It's what happens when you hold in your farts
For centuries scientists have been trying to explain away cases of spontaneous human combustion using the normal burning process, where a combustible substance is ignited in the air, and uses oxygen to sustain itself.
They have all failed, despite the claims of debunkers and skeptics to the contrary. Spontaneous human combustion is not a normal burning process. It does not rely on the "wick effect." The reality is that living human bodies will not consume themselves to ash. For example, let's say you knock someone out with drugs and then cut their abdomen to expose a layer of their fat, and then somehow manage to make that fat burn by using some common ignition source such as a cigarette or a candle flame or a burning ember from a fireplace ... that person will not continue burning until his bones are reduced to powered ash. That simply never happens, ever. Not ever.
The reason science has failed is, as usual, because scientists are looking in the wrong place. Spontaneous human combustion is not any form of chemical process. It is an atomic process. It is a type of cold fusion. You may have seen cold fusion experiments in which intense heat and light are released in a test tube, and in which this nuclear "burning" sustains itself for seconds or minutes. Much more energy has been liberated than was fed into the experiment, in certain very hard-to-reproduce cases, so much more energy that the apparatus melts.

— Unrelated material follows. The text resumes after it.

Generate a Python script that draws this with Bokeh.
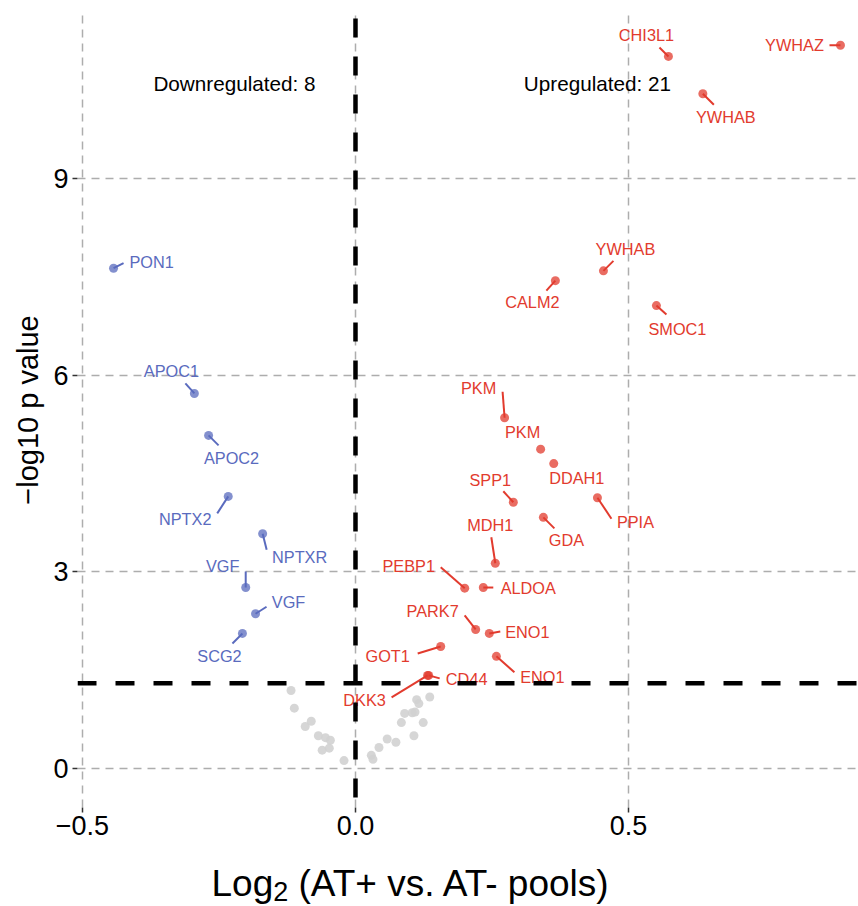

My contention is that spontaneous human combustion uses a similar nuclear process. It may not be the same in its components, but the result is similar -- the release of massive amounts of highly localized heat. Those who have seen the flame of spontaneous human combustion report it to be blue in color, and to resemble the flame of a welding torch. It shoots out of the body in a jet from the site of the burning. A blue flame is usually a very hot flame. Hot enough to turn flesh and even bone to fine powdered ash. But so localized that it does not ignite newspapers that are only a few feet away.
In one historical case, a man who started to burn was helped by friends, who tried to put out the fire inside his body with water. They poured water over the hole where the blue flame was issuing forth through his skin. The water had no effect on the burning. The man died.
This hypothesis I've offered may explain why the most advanced chemists and physicists and biologists have been totally unable to explain spontaneous human combustion in a reasonable manner. It is not normal burning, but somethng else entirely.
If we don't think outside the box, we stay inside the box.